Records from a collection
* begin *

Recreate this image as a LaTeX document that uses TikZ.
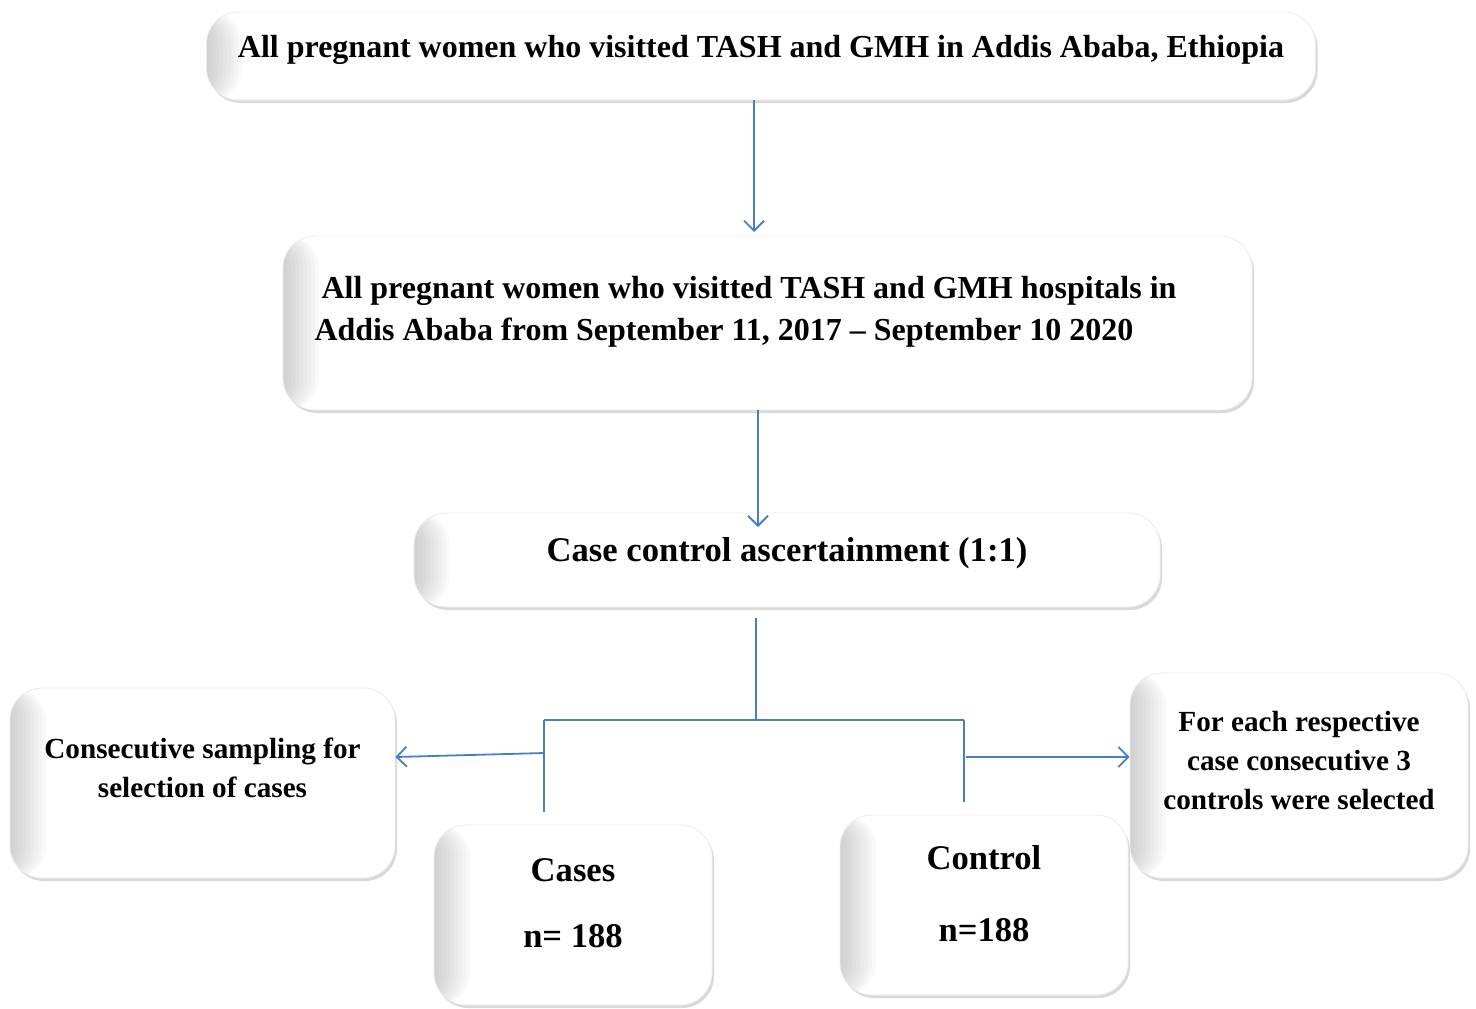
\documentclass[tikz,border=0pt]{standalone}
\usepackage{fontspec}
\setmainfont{Liberation Serif}
\usetikzlibrary{arrows.meta,shadows}
\definecolor{flowblue}{HTML}{4A7EC2}
\tikzset{
  stagebox/.style={rectangle, rounded corners=16, fill=white, draw=gray!15, thin,
    drop shadow={opacity=0.3, shadow xshift=1pt, shadow yshift=-1.5pt},
    path picture={\foreach \w in {1,...,9}
      \fill[gray, opacity=0.045] (path picture bounding box.south west) rectangle ([xshift=\w*2pt]path picture bounding box.north west);},
    align=center, font=\bfseries, inner sep=0pt},
  flow/.style={draw=flowblue, line width=0.9pt},
  flowarrow/.style={flow, -{Straight Barb[length=5pt, width=10pt, line width=0.9pt]}}
}
\begin{document}
\begin{tikzpicture}[x=0.5pt, y=-0.5pt]
\useasboundingbox (0,0) rectangle (1476,1008);
% top boxes
\node[stagebox, minimum width=554.5pt, minimum height=44pt, font=\bfseries\fontsize{16}{19}\selectfont] (all) at (761,56) {All pregnant women who visitted TASH and GMH in Addis Ababa, Ethiopia\\[-9pt]};
\node[stagebox, minimum width=484.5pt, minimum height=87pt, align=left, font=\bfseries\fontsize{16}{21}\selectfont] (period) at (767.5,323) {\hspace*{3.5pt}All pregnant women who visitted TASH and GMH hospitals in\hspace*{22pt}\\Addis Ababa from September 11, 2017 -- September 10 2020\\[-6pt]};
\node[stagebox, minimum width=373pt, minimum height=47pt, font=\bfseries\fontsize{17.3}{20}\selectfont] (ascert) at (787,560) {Case control ascertainment (1:1)\\[-9pt]};
% lower boxes
\node[stagebox, minimum width=192.5pt, minimum height=95pt, font=\bfseries\fontsize{14.6}{19.5}\selectfont] (sampling) at (202.5,783) {Consecutive sampling for\\selection of cases\\[-4pt]};
\node[stagebox, minimum width=139pt, minimum height=90pt, font=\bfseries\fontsize{17.3}{33}\selectfont] (cases) at (573,915) {Cases\\n= 188\\[-21pt]};
\node[stagebox, minimum width=144pt, minimum height=90pt, font=\bfseries\fontsize{17.3}{36}\selectfont] (control) at (984,905) {Control\\n=188\\[-24pt]};
\node[stagebox, minimum width=169pt, minimum height=102.5pt, font=\bfseries\fontsize{14.6}{19.5}\selectfont] (select) at (1299,775.5) {For each respective\\case consecutive 3\\controls were selected\\[-4pt]};
% branch points
\coordinate (stem) at (756,618);
\coordinate (split) at (756,720);
\coordinate (leftend) at (544,720);
\coordinate (rightend) at (964,720);
\coordinate (leftfoot) at (544,812);
\coordinate (rightfoot) at (964,802);
\coordinate (leftmid) at (544,753);
\coordinate (rightmid) at (966,757);
% connectors
\draw[flowarrow] (all.south -| 754,0) -- (754,232);
\draw[flowarrow] (period.south -| 758,0) -- (758,527);
\draw[flow] (stem) -- (split);
\draw[flow] (leftend) -- (rightend);
\draw[flow] (leftend) -- (leftfoot);
\draw[flow] (rightend) -- (rightfoot);
\draw[flowarrow] (leftmid) -- (sampling.east |- 0,757);
\draw[flowarrow] (rightmid) -- (select.west |- rightmid);
\end{tikzpicture}
\end{document}
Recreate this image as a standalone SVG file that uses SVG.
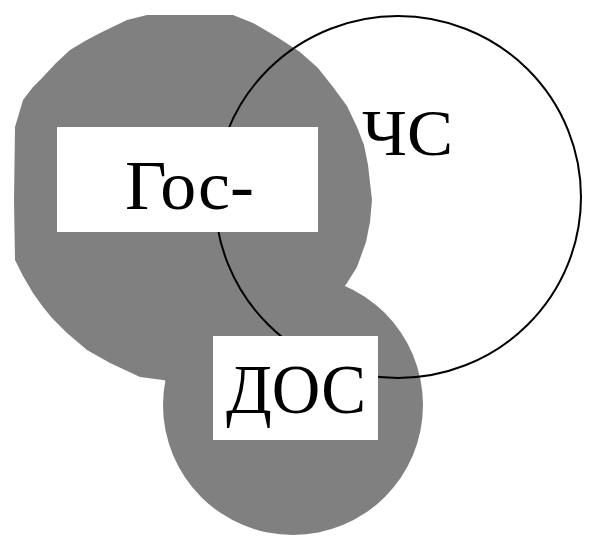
<svg xmlns="http://www.w3.org/2000/svg" width="590" height="538" viewBox="0 0 590 538">
<style>
.blob{fill:#808080;stroke:none}
.ring{fill:none;stroke:#000;stroke-width:2}
.box{fill:#fff;stroke:none}
.lbl{font-family:"Liberation Serif","Times New Roman",serif;fill:#000}
</style>
<rect x="0" y="0" width="590" height="538" fill="#fff"/>
<g id="gray-area">
<polygon class="blob" points="147,15 233,15 253,23 277,37 300,52 318,68 333,87 347,106 357,127 364,145 368,165 372,200 370,222 366,242 357,267 347,283 320,320 290,350 250,372 193,386 163,380 140,377 110,363 87,350 67,333 52,318 43,307 33,293 23,276 15,260 14,200 15,127 23,100 33,87 43,77 56,63 70,50 85,41 100,33 127,20"/>
<circle class="blob" cx="293" cy="405" r="130"/>
</g>
<g id="connectors">
<ellipse class="ring" cx="398" cy="197" rx="183" ry="181"/>
</g>
<g id="node-gos">
<rect class="box" x="57" y="127" width="261" height="105"/>
<text class="lbl" x="125" y="209" font-size="70" textLength="129" lengthAdjust="spacingAndGlyphs">Гос-</text>
</g>
<g id="node-dos">
<rect class="box" x="213" y="336" width="165" height="104"/>
<text class="lbl" x="226" y="413" font-size="70" textLength="140" lengthAdjust="spacingAndGlyphs">ДОС</text>
</g>
<g id="node-chs">
<text class="lbl" x="362" y="155" font-size="66" textLength="91" lengthAdjust="spacingAndGlyphs">ЧС</text>
</g>
</svg>
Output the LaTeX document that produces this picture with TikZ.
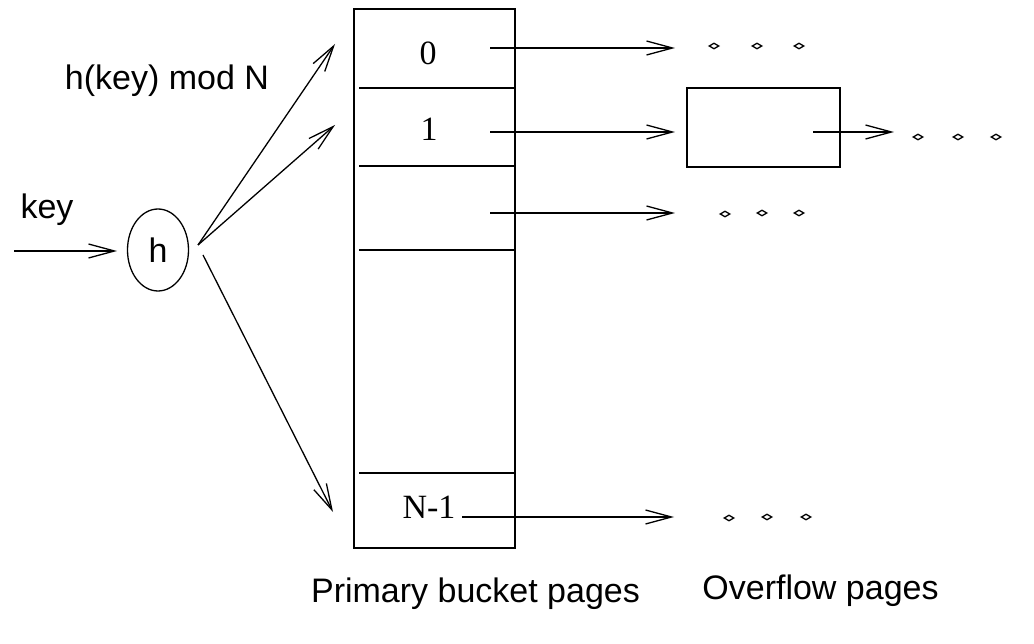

* end *

Transcribe every entry word for word, but omit the pictures.

Recreate this image as a LaTeX document that uses TikZ.
\documentclass[tikz,border=0pt]{standalone}
\usepackage{fontspec}
\setmainfont{Liberation Serif}
\usetikzlibrary{arrows.meta,shadows}
\definecolor{flowblue}{HTML}{4A7EC2}
\tikzset{
  stagebox/.style={rectangle, rounded corners=16, fill=white, draw=gray!15, thin,
    drop shadow={opacity=0.3, shadow xshift=1pt, shadow yshift=-1.5pt},
    path picture={\foreach \w in {1,...,9}
      \fill[gray, opacity=0.045] (path picture bounding box.south west) rectangle ([xshift=\w*2pt]path picture bounding box.north west);},
    align=center, font=\bfseries, inner sep=0pt},
  flow/.style={draw=flowblue, line width=0.9pt},
  flowarrow/.style={flow, -{Straight Barb[length=5pt, width=10pt, line width=0.9pt]}}
}
\begin{document}
\begin{tikzpicture}[x=0.5pt, y=-0.5pt]
\useasboundingbox (0,0) rectangle (1476,1008);
% top boxes
\node[stagebox, minimum width=554.5pt, minimum height=44pt, font=\bfseries\fontsize{16}{19}\selectfont] (all) at (761,56) {All pregnant women who visitted TASH and GMH in Addis Ababa, Ethiopia\\[-9pt]};
\node[stagebox, minimum width=484.5pt, minimum height=87pt, align=left, font=\bfseries\fontsize{16}{21}\selectfont] (period) at (767.5,323) {\hspace*{3.5pt}All pregnant women who visitted TASH and GMH hospitals in\hspace*{22pt}\\Addis Ababa from September 11, 2017 -- September 10 2020\\[-6pt]};
\node[stagebox, minimum width=373pt, minimum height=47pt, font=\bfseries\fontsize{17.3}{20}\selectfont] (ascert) at (787,560) {Case control ascertainment (1:1)\\[-9pt]};
% lower boxes
\node[stagebox, minimum width=192.5pt, minimum height=95pt, font=\bfseries\fontsize{14.6}{19.5}\selectfont] (sampling) at (202.5,783) {Consecutive sampling for\\selection of cases\\[-4pt]};
\node[stagebox, minimum width=139pt, minimum height=90pt, font=\bfseries\fontsize{17.3}{33}\selectfont] (cases) at (573,915) {Cases\\n= 188\\[-21pt]};
\node[stagebox, minimum width=144pt, minimum height=90pt, font=\bfseries\fontsize{17.3}{36}\selectfont] (control) at (984,905) {Control\\n=188\\[-24pt]};
\node[stagebox, minimum width=169pt, minimum height=102.5pt, font=\bfseries\fontsize{14.6}{19.5}\selectfont] (select) at (1299,775.5) {For each respective\\case consecutive 3\\controls were selected\\[-4pt]};
% branch points
\coordinate (stem) at (756,618);
\coordinate (split) at (756,720);
\coordinate (leftend) at (544,720);
\coordinate (rightend) at (964,720);
\coordinate (leftfoot) at (544,812);
\coordinate (rightfoot) at (964,802);
\coordinate (leftmid) at (544,753);
\coordinate (rightmid) at (966,757);
% connectors
\draw[flowarrow] (all.south -| 754,0) -- (754,232);
\draw[flowarrow] (period.south -| 758,0) -- (758,527);
\draw[flow] (stem) -- (split);
\draw[flow] (leftend) -- (rightend);
\draw[flow] (leftend) -- (leftfoot);
\draw[flow] (rightend) -- (rightfoot);
\draw[flowarrow] (leftmid) -- (sampling.east |- 0,757);
\draw[flowarrow] (rightmid) -- (select.west |- rightmid);
\end{tikzpicture}
\end{document}
Recreate this image as a standalone SVG file that uses SVG.
<svg xmlns="http://www.w3.org/2000/svg" width="590" height="538" viewBox="0 0 590 538">
<style>
.blob{fill:#808080;stroke:none}
.ring{fill:none;stroke:#000;stroke-width:2}
.box{fill:#fff;stroke:none}
.lbl{font-family:"Liberation Serif","Times New Roman",serif;fill:#000}
</style>
<rect x="0" y="0" width="590" height="538" fill="#fff"/>
<g id="gray-area">
<polygon class="blob" points="147,15 233,15 253,23 277,37 300,52 318,68 333,87 347,106 357,127 364,145 368,165 372,200 370,222 366,242 357,267 347,283 320,320 290,350 250,372 193,386 163,380 140,377 110,363 87,350 67,333 52,318 43,307 33,293 23,276 15,260 14,200 15,127 23,100 33,87 43,77 56,63 70,50 85,41 100,33 127,20"/>
<circle class="blob" cx="293" cy="405" r="130"/>
</g>
<g id="connectors">
<ellipse class="ring" cx="398" cy="197" rx="183" ry="181"/>
</g>
<g id="node-gos">
<rect class="box" x="57" y="127" width="261" height="105"/>
<text class="lbl" x="125" y="209" font-size="70" textLength="129" lengthAdjust="spacingAndGlyphs">Гос-</text>
</g>
<g id="node-dos">
<rect class="box" x="213" y="336" width="165" height="104"/>
<text class="lbl" x="226" y="413" font-size="70" textLength="140" lengthAdjust="spacingAndGlyphs">ДОС</text>
</g>
<g id="node-chs">
<text class="lbl" x="362" y="155" font-size="66" textLength="91" lengthAdjust="spacingAndGlyphs">ЧС</text>
</g>
</svg>
Output the LaTeX document that produces this picture with TikZ.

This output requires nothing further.